Hi Dave! I see your point. I think my mistake was in using the word
"electrons" to refer to the substance-like entity which should more
accurately be called "electron-stuff", or "charge", or "electric fluid".
It's analogous to the difference between the terms "air" and "air
molecules". When "air" flows at 1cm/second, its molecules do not. If
"charge" is a thing like "air", then I could correctly say that charge
flows slowly within wires. Electric current acts like wind, and in both
materials the particles move very differently than the macroscopic stuff.
The motion of the individual electrons could be seen as being like thermal
motion, or like diffusion in air. The electrons' thermal/diffusion/
quantum motion exists whether there is "charge flow" taking place or not,
so as far as circuitry is concerned, I can ignore it. Just like I ignore
the molecular velocity when I speak of "wind."
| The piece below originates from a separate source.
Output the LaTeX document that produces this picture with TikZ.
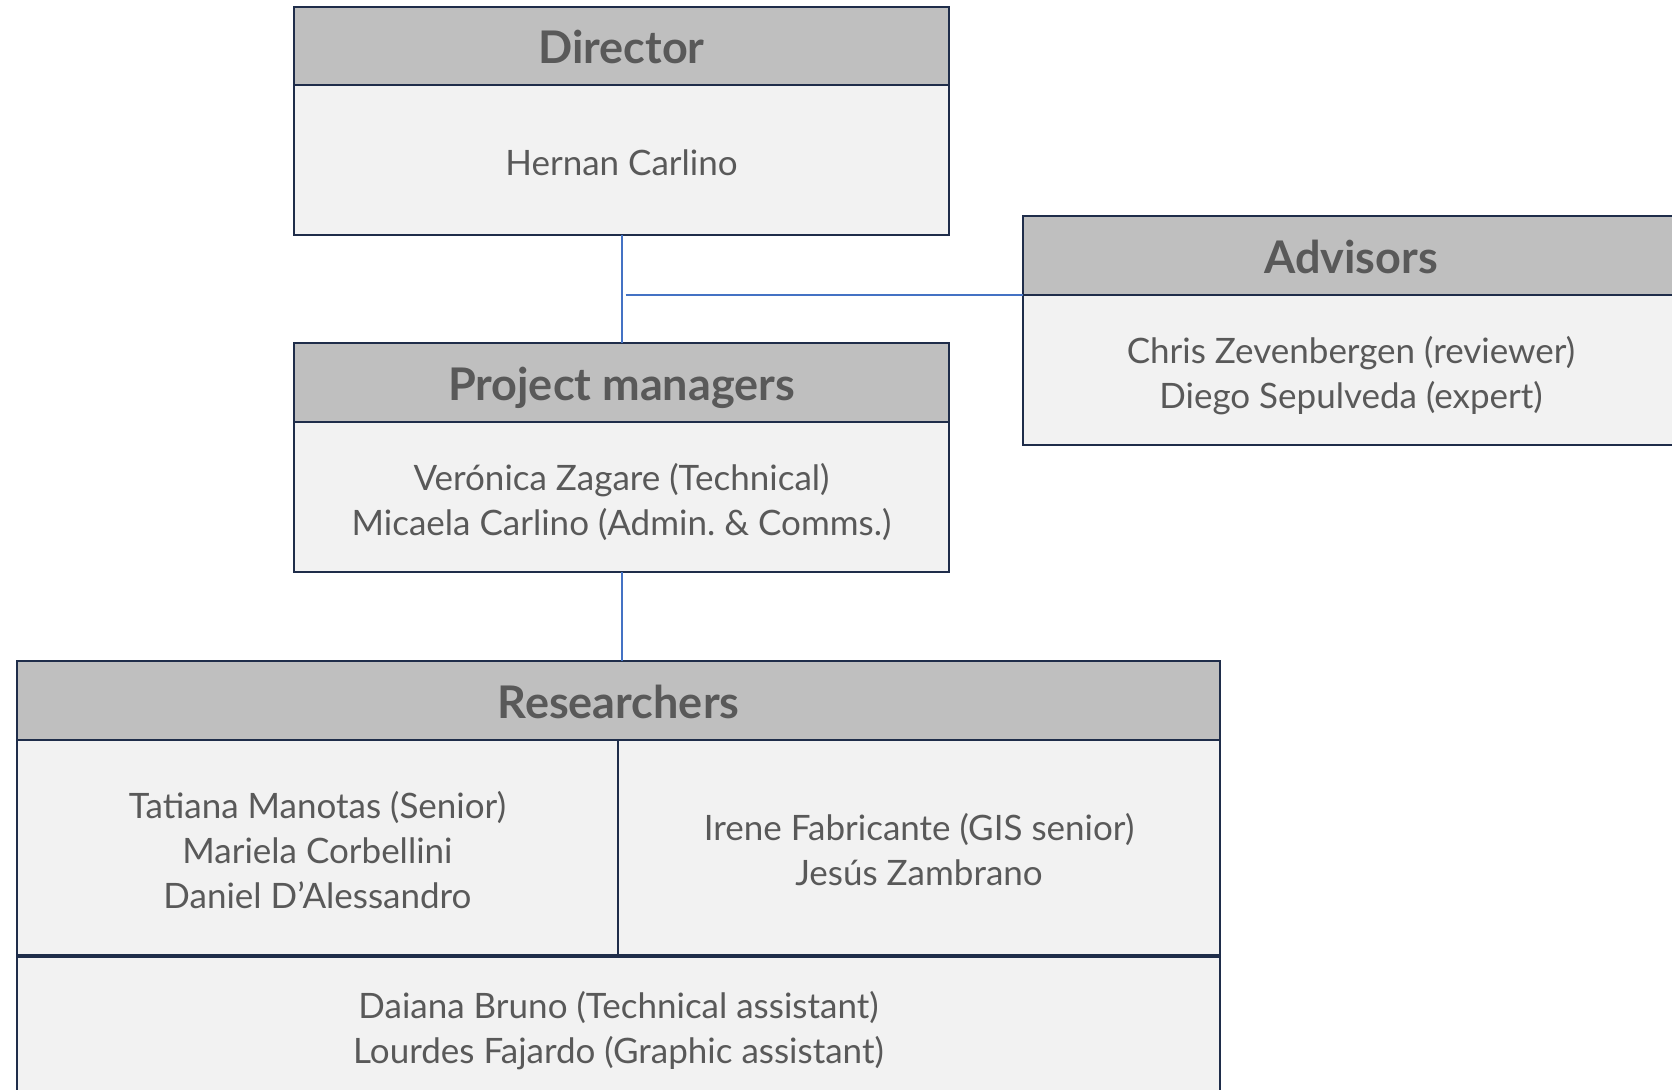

Because of the large mean free path length and mostly single independent
particle-like nature of electron conduction, the image of tar as an analogous
fluid may be somewhat misleading. But, because the responding fluid very
quickly reaches its terminal velocity due to interactions (i.e. collisions)
with defects, impurities and phonons, the picture of any friction-dominated
fluid such as cold tar flowing through a sponge *does* have something
going for it.

Yes, the "tar" concept goes better with an image of empty pipes, where the
fluid itself (and adhesion to pipe walls) must provide the resistance. If
wires are like hollow pipes, then we can imagine the electric fluid as
being like tar. Also, since the electron-stuff has so little mass, we
would imagine it as being like "weightless tar". And since the
electon-stuff gives the silvery metallic coloring to metals, an electric
current is like a flow of weightless silver tar. ;)

My picture is one of air flowing through a porous open-spongy
or fluffy insulating material such as attic insulation. In this case the
typical speeds of the molecules in the air are orders of magnitude faster
than the wind speed of the light breeze flowing through the fluffy medium.
This picture also has its faults, as well. Because electrons are *much* less
massive than the molecules of the gases found in air, their speeds would be
much faster, at a given temperature, than the speeds of the air molecules--
even if they (the electrons) were not, additionally, effectively sped up much
further (and reduced in concentration) by the indirect effects of the Fermi-
Dirac statistics.

Or if my "electron flow" terminology is replaced by "electric current",
then we are free to imagine a water electrolyte or a fused salt as the
conductor, where the charged particles are just as massive as those in a
physical fluid. If electrons start causing trouble, just remove them.

The air-thru-fiberglas concept, if the fiberglass was packed densely,
could also incorporate the idea of the high "friction" of wires. But
"air" implies low density and compressibility, while in wires, the density
of carriers is equal or greater than the density of atoms, no? The
"charge" indeed is more like an electric fluid than an electric gas. Oh.
Right. Triple point material. That's good!

If the "friction" in a wire is so high that a flow rate on the order of
1cm/sec causes immediate incandescence, then the fiberglas in the above
must be packed as densely as balsa wood. If we could apply enough
pressure across balsa wood that air would flow through it at cm/sec rate,
I bet it would incandesce like a lightbulb filament!